Un fantasma recorre las democracias del mundo: el fantasma de la polarización. A diario, y como pan caliente, se venden libros tratando de descifrar sus causas o formulando remedios para vencerla. Preguntas y alegaciones semejantes llenan las páginas de periódicos de las más diversas líneas editoriales. En tiempos de elecciones, políticos provenientes de todas las orillas prometen ser quienes finalmente erradicarán la polarización y reunificarán a su patria. No cabe duda: la guerra contra la polarización está declarada. Pero me temo que se la hemos declarado al enemigo equivocado.
La polarización es, en líneas generales, un fenómeno que se refiere a la división de una sociedad en diversos polos. Pero las sociedades no juzgan las cosas como buenas o malas en sí mismas, sino de acuerdo con qué tanto se parecen a los ideales a los que aspiran. Así nos es más fácil entender que la polarización ha sido satanizada —y no hay padre que le dé la confesión— precisamente por ir en contravía de ese ideal de sociedad unificada al que tanto aspiramos. Pero es con esta aspiración que cometimos el primer error. Creímos que en la unificación estaría el paraíso, pero resultó siendo, más bien, nuestro pecado original.
Bien conocida es la afirmación de Aristóteles en la que sugiere que el ser humano es, por naturaleza, un animal político, en la medida en la que aspira a realizar sus ideales en comunidad. Pero, más bien, la política nace cuando las aspiraciones de una persona entran en conflicto con las de otra; cuando los anhelos de una se vuelven un obstáculo para los de otra. Es decir, no es al cooperar sino al diferir que el ser humano se convierte en un animal político. De manera que la política es, en realidad, la herramienta a través de la cual canalizamos nuestras diferencias. De nada serviría la política si todos aspiráramos a lo mismo. En el reino de la uniformidad, la política es pura acrobacia.
Las democracias se caracterizan no por la erradicación de la diferencia, sino por la institucionalización de los instrumentos por medio de los cuales se manifiesta.
Hay, además, algo de nostalgia monárquica en el ideal de la unificación. Durante siglos, la unificación absoluta de las sociedades —ya fuera alrededor del monarca, del cuerpo de Cristo o del estado nación— fue el factor que primó. Por eso, no es la unificación el valor que las democracias fueron llamadas a proteger, sino la diferencia. Y la polarización no es más que la articulación de la diferencia. Más precisamente, es la organización social en distintos grupos alrededor de una serie de diferencias.

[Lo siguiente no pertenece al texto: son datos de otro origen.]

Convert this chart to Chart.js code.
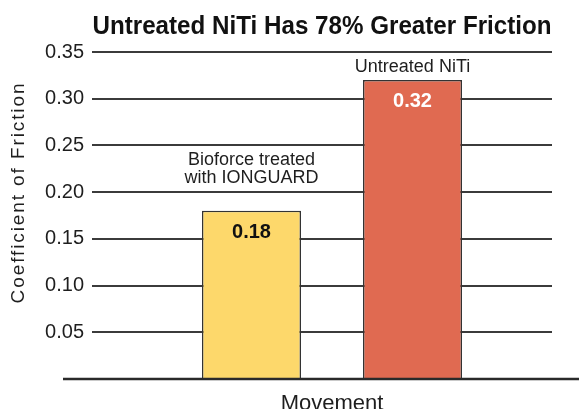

Bien nos recuerda Claude Leforte que las democracias se caracterizan no por la erradicación de la diferencia, sino por la institucionalización de los instrumentos por medio de los cuales se manifiesta. Es decir, la promesa primaria de las democracias —la cual no se ha cumplido del todo— es la resolución de los conflictos a través de mecanismos institucionales como las urnas, en lugar de guerras civiles o golpes de estado. La democracia, por lo tanto, es el remplazo de la ley del más fuerte por el imperio de la ley. Así que en lo que debemos empeñar nuestros esfuerzos no es en erradicar la polarización, sino en profundizar los mecanismos institucionales a través de los cuales se expresa.
El mandato de la unificación es, a la vez, la supresión de la discordancia. No es en vano que la polarización no esté entre los problemas prioritarios en países como Rusia y China. Al fin y al cabo, de lo que se trataron los totalitarismos del siglo XX fue de la unificación forzada. Unificación o plomo. Y es que cuando pedimos a gritos la unificación decimos, entre dientes, que la queremos, pero alrededor de nuestros valores. Es por eso que cuando un grupo social entra en conflicto con los valores dominantes de una sociedad se la acusa de polarizante y de atentar contra la unión. La unificación más que erradicar la diferencia la convierte en aberrante. El problema, por lo tanto, reside no en el que estemos divididos, sino en el pretender que tenemos que estar unidos.